Sie kennen bereits einen unbeliebten Präsidenten, gingen im Jahre 2004 auf den Maidan und organisierten einen Umbruch - und der Maidan hat sich kürzlich wiederholt. Aber an der Spitze des Staates stehen wieder skrupellose Oligarchen, die nicht nur das Land bestohlen haben, sondern die auch Ihre Kinder in den sicheren Tod schicken und sie zum Töten von Zivilisten zwingen. An der südlichen Grenze der Ukraine sterben trotz Waffenruhe täglich weiterhin Menschen. Sagen dies die Medien, wissen Sie das? Und währenddessen befeuert Ihre Regierung mit Hilfe des Westens den Machnoismus - bei einer solchen Führung leider ein vorhersehbares Ergebnis.

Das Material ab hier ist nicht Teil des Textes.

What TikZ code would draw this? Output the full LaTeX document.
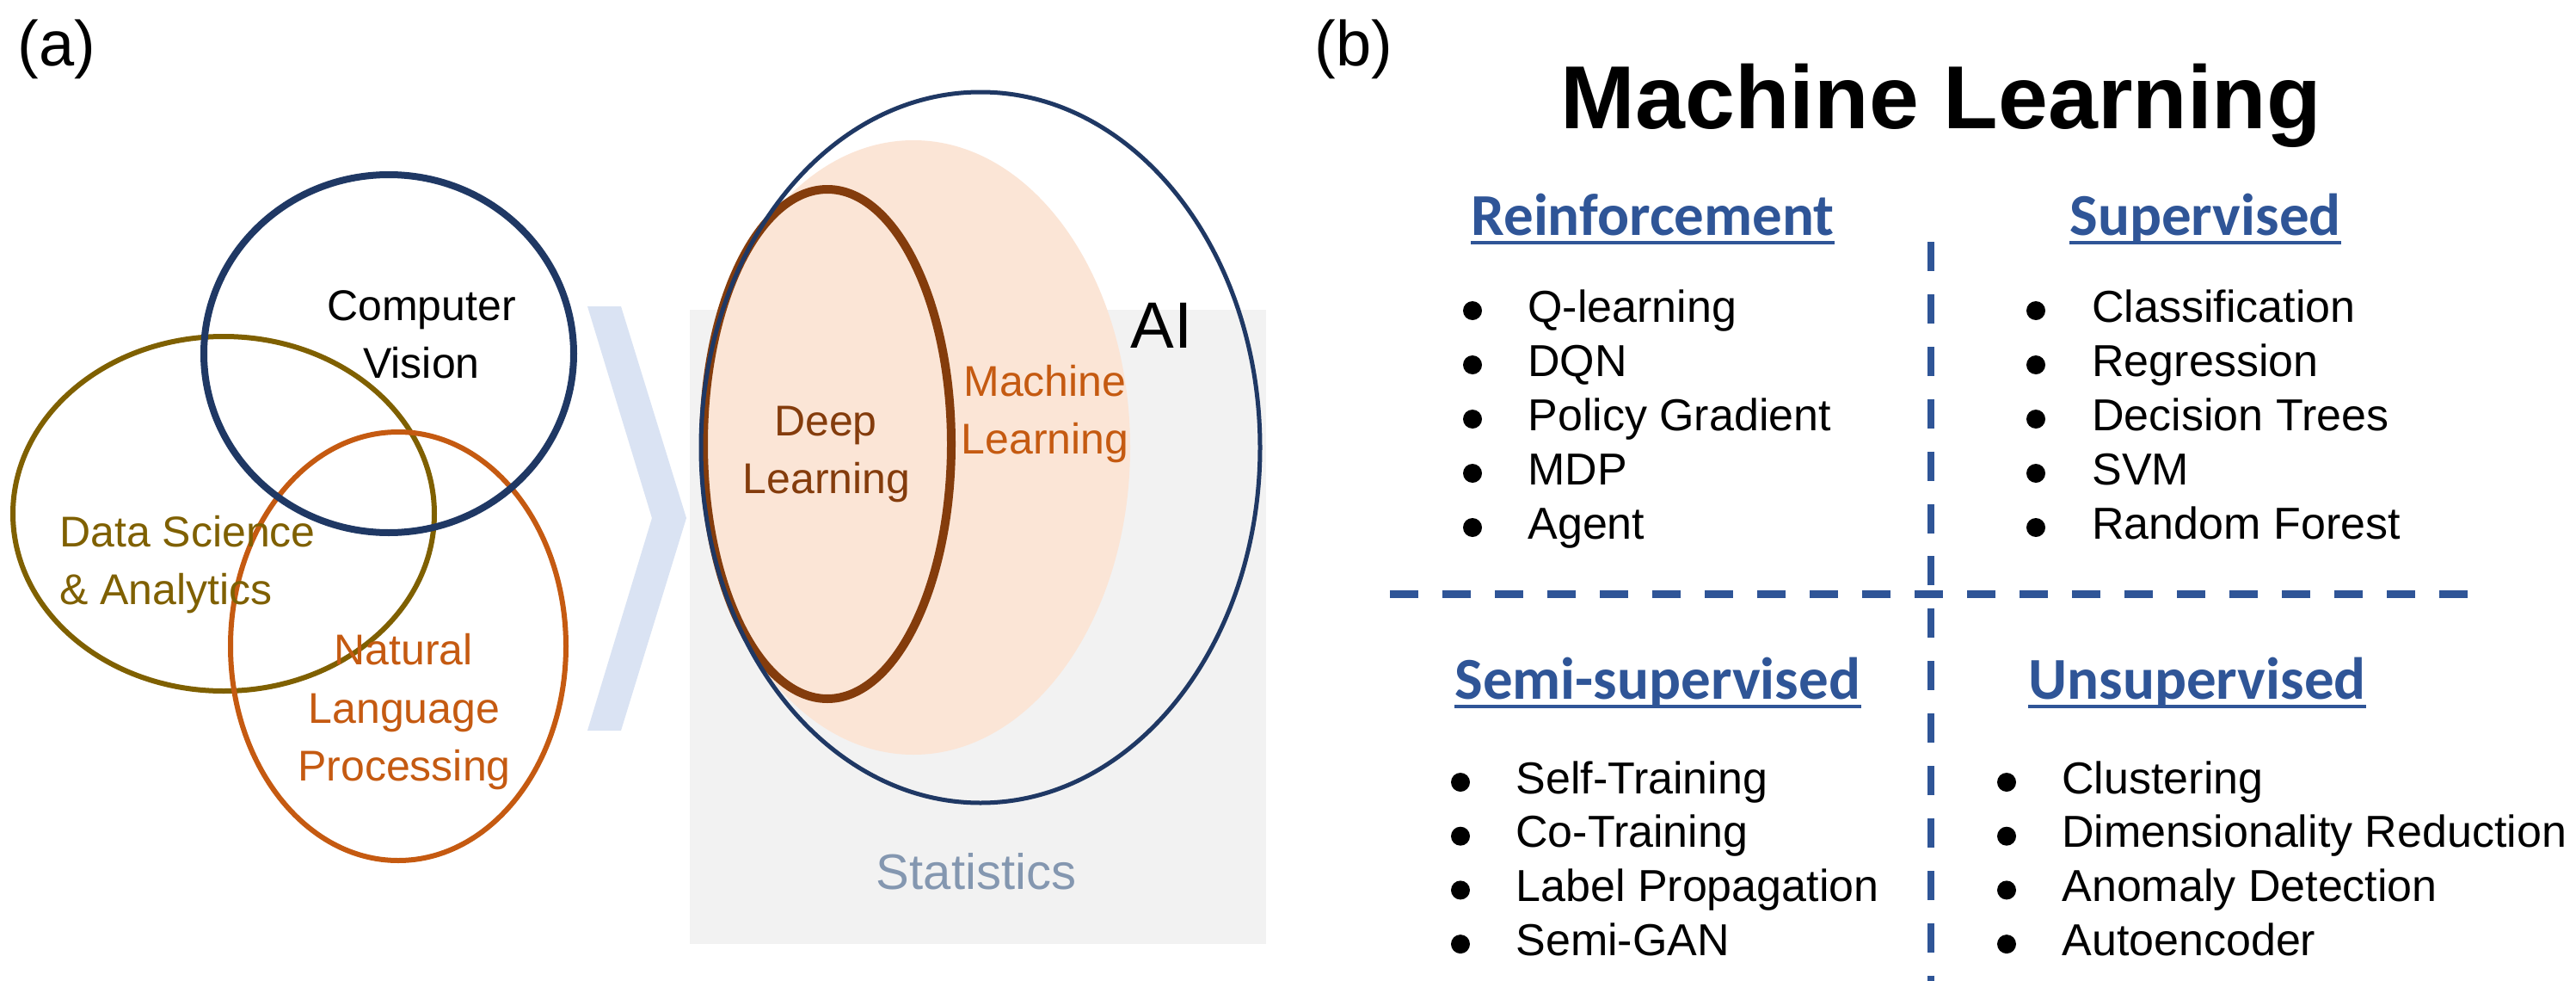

Unsere Großväter kämpften im Großen Vaterländischen Krieg (Anm.: im 2. Weltkrieg) gegen den Faschismus und brachte ihn zu Fall. Ehre und unsterblicher Ruhm! Heute werden von den faschistischen Kämpfern des ›Rechten Sektors‹ Zivilisten hingerichtet und Frauen vergewaltigt. Wer bedient sich solcher Handlager? Bedauerlicherweise können wir den Siegern über den Faschismus kein neues Leben einhauchen. Doch vielleicht ist es an der Zeit, die Heldentaten unserer Vorfahren zu wiederholen und dieses Gräuel zu vernichten?

Seien Sie ehrlich. Sind Sie mit dem Wert der Währung, mit dem Preis für Verkehrsmittel, für das Wohnen und für die alltäglichen Waren und Dienstleistungen zufrieden? Und wie gedenken Sie den Winter zu verbringen? Sind Sie sich Ihrer Situation überhaupt bewusst? Vielleicht ist es wieder Zeit für einen ›Maidan‹? Alternativ können Sie sich aber auch dem Kampf derer anschließen, die Ihr Land schützen und eine Verwaltung zum Wohle aller Einwohner schaffen wollen.

Streitkräfte Neurusslands
Brigade PRIZRAK

Die Zitierfunktion wurde absichtlich genutzt. Es ist schließlich nicht MEIN Brief. Ich veröffentliche ihn nur deshalb, weil die Medien es nicht machen würden und die unmöglichsten Ansichten über die Motive der Separatisten kursieren. Auch der Brief der Lugansker Miliz zeigt nur einen von mehreren Beweggründen auf, erhebt also keinen absoluten Anspruch.